▸ **Provided data**
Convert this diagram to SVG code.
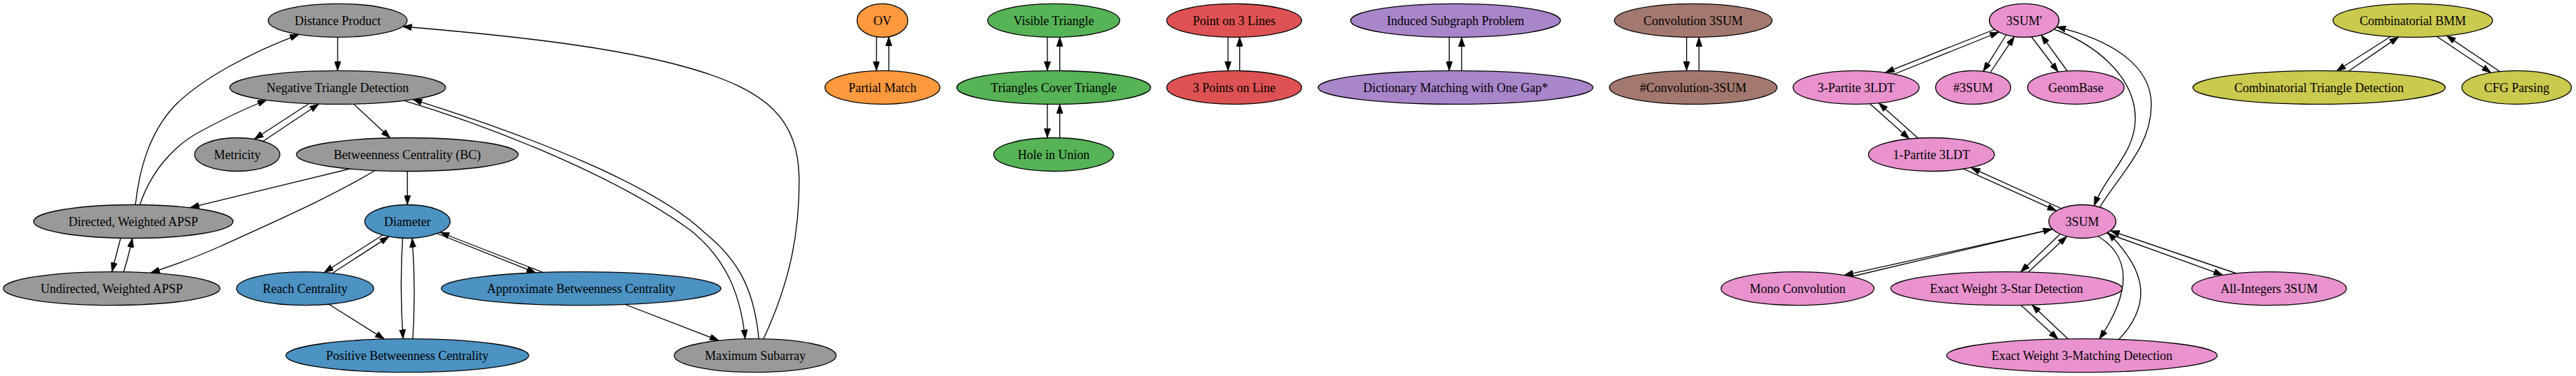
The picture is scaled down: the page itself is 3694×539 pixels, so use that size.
<svg xmlns="http://www.w3.org/2000/svg" width="3694" height="539" viewBox="0 0 3694 539">
<style>
.n ellipse{stroke:#000;stroke-width:1.33}
.n text{font-family:"Liberation Serif","Times New Roman",serif;font-size:18px;text-anchor:middle;fill:#000}
.gray ellipse{fill:#999999}.blue ellipse{fill:#4c92c3}.orange ellipse{fill:#ff993e}.green ellipse{fill:#56b356}
.red ellipse{fill:#de5253}.purple ellipse{fill:#a985ca}.brown ellipse{fill:#a3786f}.pink ellipse{fill:#e992ce}.olive ellipse{fill:#c9ca4e}
#edges path{fill:none;stroke:#000;stroke-width:1.33;marker-end:url(#ah)}
</style>
<defs>
<marker id="ah" viewBox="0 0 10 7" refX="10" refY="3.5" markerWidth="13.3" markerHeight="9.3" markerUnits="userSpaceOnUse" orient="auto">
<path d="M0,0 L10,3.5 L0,7 z" fill="#000" stroke="#000" stroke-width="0.5"/>
</marker>
</defs>
<rect width="3694" height="539" fill="#fff"/>
<g id="edges">
<path d="M484.2,40 L484.2,101.4"/>
<path d="M194,295 C200,240 215,190 250,152 C290,112 360,75 429,49.3"/>
<path d="M200,295 C215,250 245,210 290,187 C320,171 350,156 382.5,143.5"/>
<path d="M450,144 L364.6,199.5"/>
<path d="M372,206 L457.3,149"/>
<path d="M505,147 L559.5,197.8"/>
<path d="M510,240 L272.5,297.7"/>
<path d="M545,240 C480,280 400,315 316,353 C285,367 250,380 216,391.1"/>
<path d="M584.2,230 L584.2,293.5"/>
<path d="M176,330 Q168,360 160.5,389.6"/>
<path d="M174,400 Q184,370 189.8,341.5"/>
<path d="M555,333 L464.8,390.5"/>
<path d="M470,396 L557.8,339.1"/>
<path d="M465,432 L551.3,486.1"/>
<path d="M578,330 Q572.5,410 578,485.7"/>
<path d="M591.1,500 Q597,420 591.1,341.4"/>
<path d="M615,330 L768.3,390.9"/>
<path d="M790,395 L631,333"/>
<path d="M885,432 L1031,488.2"/>
<path d="M575,142.8 C700,180 880,250 990,330 C1040,370 1062,420 1068.6,485.9"/>
<path d="M1088.3,487 C1082,420 1062,375 1012,335 C940,265 760,195 592,142.6"/>
<path d="M1094.3,487 C1135,400 1146,330 1146,260 C1146,170 1100,130 990,98 C880,66 720,50 577.2,38"/>
<path d="M1256.8,40 L1256.8,101.5"/>
<path d="M1274.6,115 L1274.6,52.6"/>
<path d="M1501.9,40 L1501.9,101.5"/>
<path d="M1519.7,115 L1519.7,53.3"/>
<path d="M1501.9,135 L1501.9,197.6"/>
<path d="M1519.7,210 L1519.7,149.4"/>
<path d="M1761,40 L1761,101.5"/>
<path d="M1777.7,115 L1777.7,53.3"/>
<path d="M2078.2,40 L2078.2,101.4"/>
<path d="M2096,115 L2096,53.4"/>
<path d="M2418.6,40 L2418.6,101.4"/>
<path d="M2436.4,115 L2436.4,53.4"/>
<path d="M2866,40 L2703.3,104.1"/>
<path d="M2712,108 L2866.5,46"/>
<path d="M2880,45 L2844,102.3"/>
<path d="M2850,110 L2888.5,52.6"/>
<path d="M2905,42 L2951.4,103"/>
<path d="M2972,112 L2927.1,50.3"/>
<path d="M2675,143 L2737.9,199"/>
<path d="M2756,203 L2694.1,147.7"/>
<path d="M2800,235 L2949,302.2"/>
<path d="M2965,303 L2826.5,240.4"/>
<path d="M2940,40 C3005,62 3062,110 3062,170 C3062,220 3020,250 3003,295.1"/>
<path d="M3011,297 C3040,250 3085,210 3085,150 C3085,90 3020,55 2949,38.6"/>
<path d="M2960,325 L2644.3,394.6"/>
<path d="M2640,400 L2943,328.3"/>
<path d="M2960,330 L2897.5,389.9"/>
<path d="M2900,398 L2964,338.8"/>
<path d="M2890,430 L2951.3,486.2"/>
<path d="M2972,492 L2913.8,437.1"/>
<path d="M3002,335 C3060,365 3055,420 3010.5,486"/>
<path d="M3030,495 C3100,430 3065,375 3022.5,333.3"/>
<path d="M3020,334 L3187.6,394.3"/>
<path d="M3210,393 L3026.3,330.7"/>
<path d="M3432,50 L3350.6,101.7"/>
<path d="M3362,106 L3439.6,52.9"/>
<path d="M3488,48 L3572.2,104.2"/>
<path d="M3590,106 L3508.4,51.1"/>
</g>
<g id="dp" class="n gray"><ellipse cx="484.2" cy="29.4" rx="99.6" ry="24"/><text x="484.2" y="35.7">Distance Product</text></g>
<g id="ntd" class="n gray"><ellipse cx="484.2" cy="125.4" rx="154.7" ry="24"/><text x="484.2" y="131.7">Negative Triangle Detection</text></g>
<g id="met" class="n gray"><ellipse cx="340.2" cy="221.5" rx="61.1" ry="24"/><text x="340.2" y="227.8">Metricity</text></g>
<g id="bc" class="n gray"><ellipse cx="584.1" cy="221.5" rx="159" ry="24"/><text x="584.1" y="227.8">Betweenness Centrality (BC)</text></g>
<g id="dapsp" class="n gray"><ellipse cx="191.2" cy="317.5" rx="143" ry="24"/><text x="191.2" y="323.8">Directed, Weighted APSP</text></g>
<g id="uapsp" class="n gray"><ellipse cx="160.1" cy="413.6" rx="155.4" ry="24"/><text x="160.1" y="419.9">Undirected, Weighted APSP</text></g>
<g id="ms" class="n gray"><ellipse cx="1083" cy="509.7" rx="116.1" ry="24"/><text x="1083" y="516">Maximum Subarray</text></g>
<g id="dia" class="n blue"><ellipse cx="584.3" cy="317.5" rx="61.2" ry="24"/><text x="584.3" y="323.8">Diameter</text></g>
<g id="rc" class="n blue"><ellipse cx="437.5" cy="413.6" rx="98.3" ry="24"/><text x="437.5" y="419.9">Reach Centrality</text></g>
<g id="pbc" class="n blue"><ellipse cx="584.1" cy="509.7" rx="174.1" ry="24"/><text x="584.1" y="516">Positive Betweenness Centrality</text></g>
<g id="abc" class="n blue"><ellipse cx="833.3" cy="413.6" rx="200.5" ry="24"/><text x="833.3" y="419.9">Approximate Betweenness Centrality</text></g>
<g id="ov" class="n orange"><ellipse cx="1265.4" cy="29.4" rx="36.4" ry="24"/><text x="1265.4" y="35.7">OV</text></g>
<g id="pm" class="n orange"><ellipse cx="1265.4" cy="125.4" rx="82.4" ry="24"/><text x="1265.4" y="131.7">Partial Match</text></g>
<g id="vt" class="n green"><ellipse cx="1511" cy="29.4" rx="94.7" ry="24"/><text x="1511" y="35.7">Visible Triangle</text></g>
<g id="tct" class="n green"><ellipse cx="1511" cy="125.4" rx="139" ry="24"/><text x="1511" y="131.7">Triangles Cover Triangle</text></g>
<g id="hu" class="n green"><ellipse cx="1511" cy="221.5" rx="86" ry="24"/><text x="1511" y="227.8">Hole in Union</text></g>
<g id="p3l" class="n red"><ellipse cx="1769.8" cy="29.4" rx="96.7" ry="24"/><text x="1769.8" y="35.7">Point on 3 Lines</text></g>
<g id="tpl" class="n red"><ellipse cx="1769.8" cy="125.4" rx="96.7" ry="24"/><text x="1769.8" y="131.7">3 Points on Line</text></g>
<g id="isp" class="n purple"><ellipse cx="2087.2" cy="29.4" rx="150.5" ry="24"/><text x="2087.2" y="35.7">Induced Subgraph Problem</text></g>
<g id="dm" class="n purple"><ellipse cx="2087.2" cy="125.4" rx="197.1" ry="24"/><text x="2087.2" y="131.7">Dictionary Matching with One Gap*</text></g>
<g id="c3" class="n brown"><ellipse cx="2428.1" cy="29.4" rx="113" ry="24"/><text x="2428.1" y="35.7">Convolution 3SUM</text></g>
<g id="hc3" class="n brown"><ellipse cx="2428.1" cy="125.4" rx="120.2" ry="24"/><text x="2428.1" y="131.7">#Convolution-3SUM</text></g>
<g id="s3p" class="n pink"><ellipse cx="2902.7" cy="29.4" rx="50" ry="24"/><text x="2902.7" y="35.7">3SUM'</text></g>
<g id="p3" class="n pink"><ellipse cx="2661.7" cy="125.4" rx="90.4" ry="24"/><text x="2661.7" y="131.7">3-Partite 3LDT</text></g>
<g id="h3" class="n pink"><ellipse cx="2829.5" cy="125.4" rx="53.8" ry="24"/><text x="2829.5" y="131.7">#3SUM</text></g>
<g id="gb" class="n pink"><ellipse cx="2976.8" cy="125.4" rx="69.2" ry="24"/><text x="2976.8" y="131.7">GeomBase</text></g>
<g id="p1" class="n pink"><ellipse cx="2769.7" cy="221.5" rx="90.3" ry="24"/><text x="2769.7" y="227.8">1-Partite 3LDT</text></g>
<g id="s3" class="n pink"><ellipse cx="2986.1" cy="317.5" rx="48.1" ry="24"/><text x="2986.1" y="323.8">3SUM</text></g>
<g id="mc" class="n pink"><ellipse cx="2577.7" cy="413.6" rx="109.7" ry="24"/><text x="2577.7" y="419.9">Mono Convolution</text></g>
<g id="ews" class="n pink"><ellipse cx="2877.3" cy="413.6" rx="166" ry="24"/><text x="2877.3" y="419.9">Exact Weight 3-Star Detection</text></g>
<g id="ai" class="n pink"><ellipse cx="3253.9" cy="413.6" rx="110.9" ry="24"/><text x="3253.9" y="419.9">All-Integers 3SUM</text></g>
<g id="ewm" class="n pink"><ellipse cx="2985.5" cy="509.7" rx="194" ry="24"/><text x="2985.5" y="516">Exact Weight 3-Matching Detection</text></g>
<g id="bmm" class="n olive"><ellipse cx="3460" cy="29.4" rx="114.4" ry="24"/><text x="3460" y="35.7">Combinatorial BMM</text></g>
<g id="ctd" class="n olive"><ellipse cx="3325.6" cy="125.4" rx="181" ry="24"/><text x="3325.6" y="131.7">Combinatorial Triangle Detection</text></g>
<g id="cfg" class="n olive"><ellipse cx="3608.9" cy="125.4" rx="78.5" ry="24"/><text x="3608.9" y="131.7">CFG Parsing</text></g>
</svg>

▸ **The task**
Return all the lines that contain the string "size".

▸ **Written solution**
The picture is scaled down: the page itself is 3694×539 pixels, so use that size.
.n text{font-family:"Liberation Serif","Times New Roman",serif;font-size:18px;text-anchor:middle;fill:#000}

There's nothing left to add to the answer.